The ruling Thursday by Advocate General Juliane Kokott of the European Court of Justice provoked anger by insurers in the European Union who had provided life and health policies based on whether they were for men or women, EUobserver reported Friday.
"The advocate general takes the view that it is legally inappropriate to link insurance risks to a person's sex," Kokott said. "Differences between people, which can be linked merely statistically to their sex, must not lead to different treatment of male and female insured persons when insurance products are developed.
"The use of a person's sex as a kind of substitute criterion for other distinguishing features is incompatible with the equal treatment of men and women."
If current trends continue, I imagine that in twenty years time the concept of insurance as originally intended will pretty much disappear. Now that the EU seems to be on the verge of telling insurance companies that they can no longer consider a person's sex when considering insurance risks, it's just a matter of time before they move on to prohibit other similar forms of discrimination. You could easily substitute the following in the jurist's statement:
"Differences between people, which can be linked merely statistically to their age, must not lead to different treatment of old and young insured persons when insurance products are developed."

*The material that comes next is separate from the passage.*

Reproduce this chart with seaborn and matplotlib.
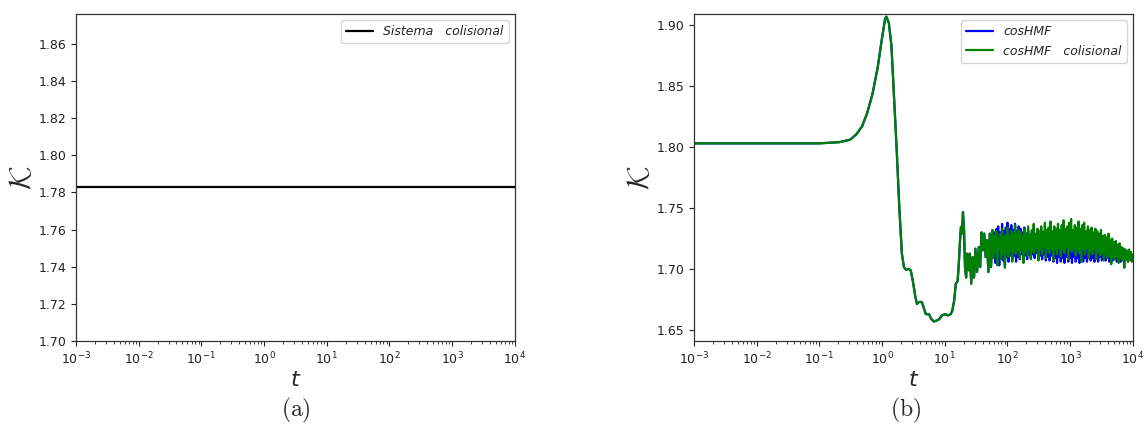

Even here in the United States, we've now told insurance companies that they are no longer allowed to discriminate against people with existing medical conditions. While these efforts at fairness and equality may sound good on the surface, they undermine the entire basis of how insurance operates:
The most complicated aspect of the insurance business is the underwriting of policies. Using a wide assortment of data, insurers predict the likelihood that a claim will be made against their policies and price products accordingly. To this end, insurers use actuarial science to quantify the risks they are willing to assume and the premium they will charge to assume them. Data is analyzed to fairly accurately project the rate of future claims based on a given risk. Actuarial science uses statistics and probability to analyze the risks associated with the range of perils covered, and these scientific principles are used to determine an insurer's overall exposure. Upon termination of a given policy, the amount of premium collected and the investment gains thereon minus the amount paid out in claims is the insurer's underwriting profit on that policy. Of course, from the insurer's perspective, some policies are "winners" (i.e., the insurer pays out less in claims and expenses than it receives in premiums and investment income) and some are "losers" (i.e., the insurer pays out more in claims and expenses than it receives in premiums and investment income); insurance companies essentially use actuarial science to attempt to underwrite enough "winning" policies to pay out on the "losers" while still maintaining profitability.
Once you limit the insurance companies' ability to use various criteria to access risk, you limit their ability to quantify that risk and charge appropriate premiums to cover said risk. If they are forced to treat all those they insure as equals they will have to raise premiums for those with lower risks. These premium increases will drive some of these people out of the pool resulting in hiring premiums for those who remain. Eventually, a tipping point will be reached where there won't be enough money coming in through premiums to cover the costs going out and the companies will leave the market.
One possible solution is for the government to force people to join these pools and stay in them (sound familiar?). The problem is that you're not really talking insurance anymore, but rather a government program where people are forced to pay in to subsidize benefits for others. Not unlike Social Security, which come to think of it, bills itself as an "insurance" program. Not in the way most of us would think of it, but in a way that we may become all too familiar with in the future.